NEW DELHI: India has initiated research on impact of Zika virus on infected pregnant women in Rajasthan and Madhya Pradesh, where cases of virus outbreaks were reported last year.
India’s apex research organization Indian Council of Medical Research (ICMR) on Monday said that the study is being rolled out in Rajasthan in first week of April and in Bhopal by the end of April. “ICMR has initiated a study to understand the outcomes of pregnancy of women infected with Zika and also the occurrence of conginital Zika Syndrome (CZS) as well as other neurological malformations in their newborns," a senior ICMR official said. “Attempts are also being made to expedite the Phase II Zika vaccine clinical trials of Bharat Biotech International Ltd," the official said.
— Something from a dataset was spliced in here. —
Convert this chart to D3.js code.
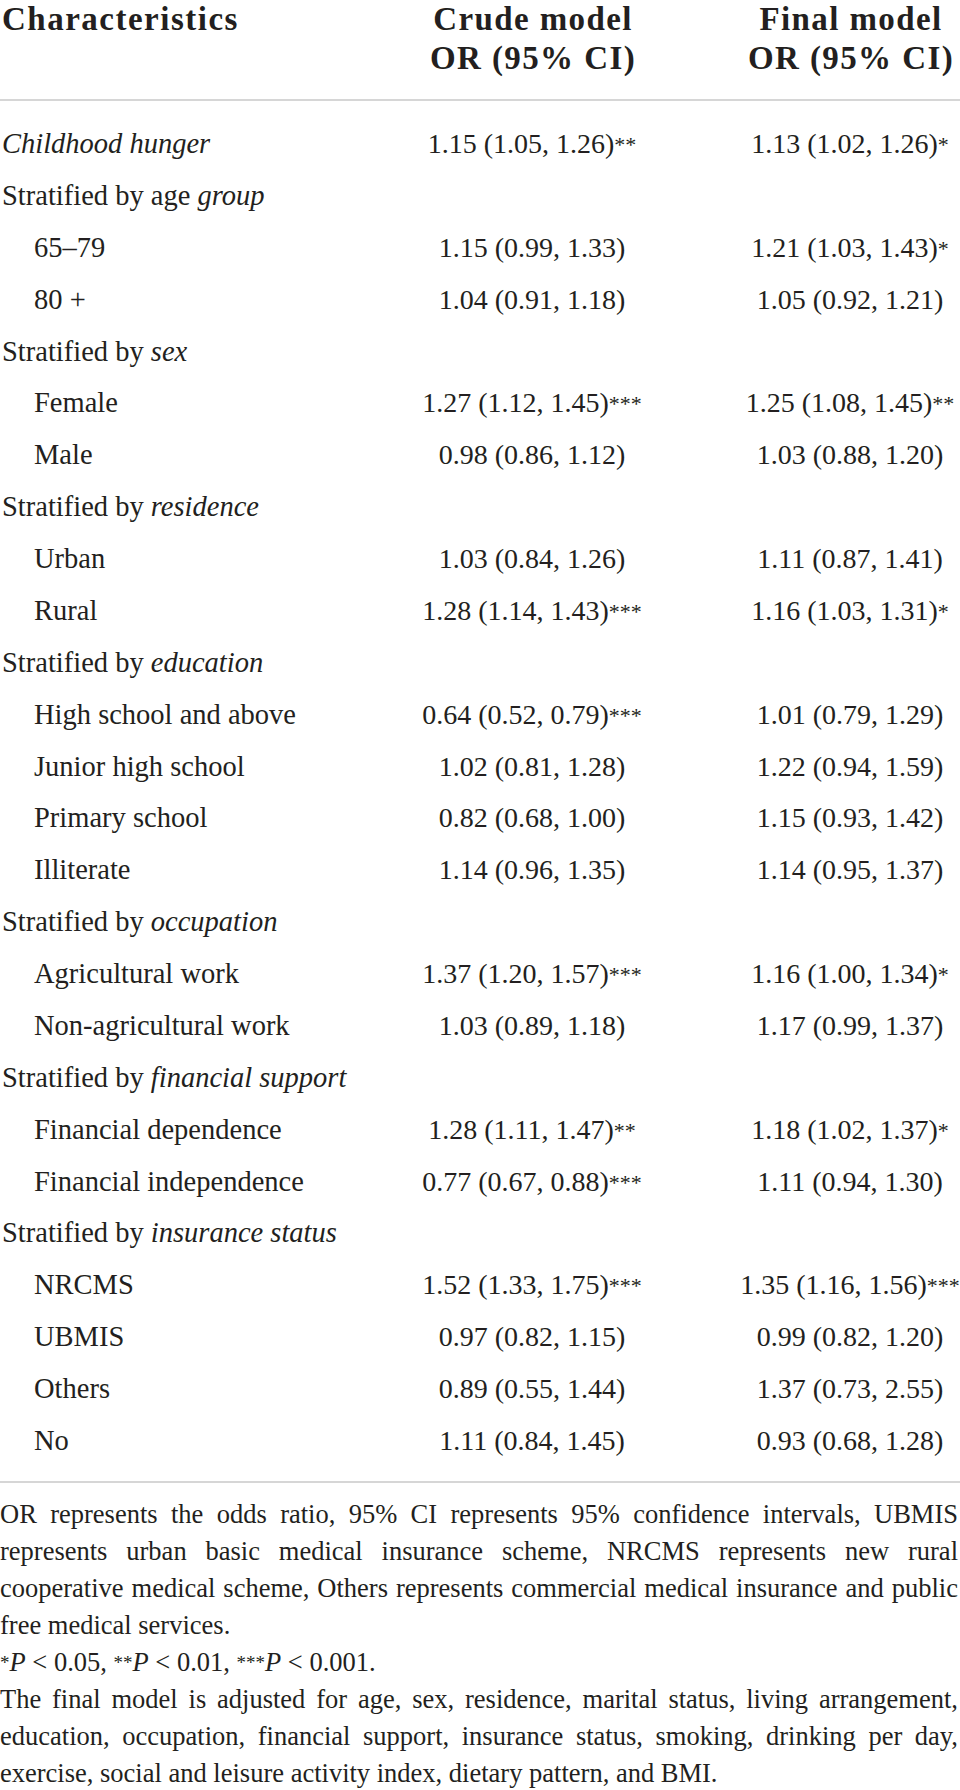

According to ICMR, the Zika virus strain isolated from Rajasthan matches with the Brazilian Zika strain associated with outbreaks, and microcephaly or CZS. In this regard, the ICMR-National Institute of Virology (NIV), Pune, has also initiated animal studies (on mice) to understand the potential of this virus to cause microcephaly or CZS. Preliminary reports suggest the absence of one known mutation linked with microcephaly. However, further characterization of the strain is required as rnicrocephaly or CZS has several attributable causes, the official said.
Between September to November 2018, India witnessed outbreaks of Zika virus disease in Jaipur as well as Bhopal and its neighboring districts in Madhya Pradesh. Both the outbreaks were contained through prompt public health interventions.
According to the ministry of health and family welfare, no fresh cases of Zika virus disease have been reported from both the states since end of November 2018. Also, as of now, no cases of Zika virus disease are being reported from any part of the country. And, human surveillance for Zika virus disease in India will be continued, the government has said.
In December 2018, Centre for Disease Control and Prevention (CDC), USA, issued a travel health notice on Zika virus in India. The travel advisory depicted that India has an ongoing outbreak of Zika virus disease in Rajasthan and its surrounding States. The advisory further cautioned pregnant women not to travel to areas with ongoing Zika outbreaks. Women planning pregnancy were also alerted on travel.
Because, such an advisory could have had serious implications on travel and trade in India, Balram Bhargava, secretary, Department of Health Research, union health ministry and director general-ICMR wrote to CDC to withdraw or modify the travel advisory providing evidence of the contained outbreak in India. The CDC rectified the advisory accordingly after India pointed out the issue.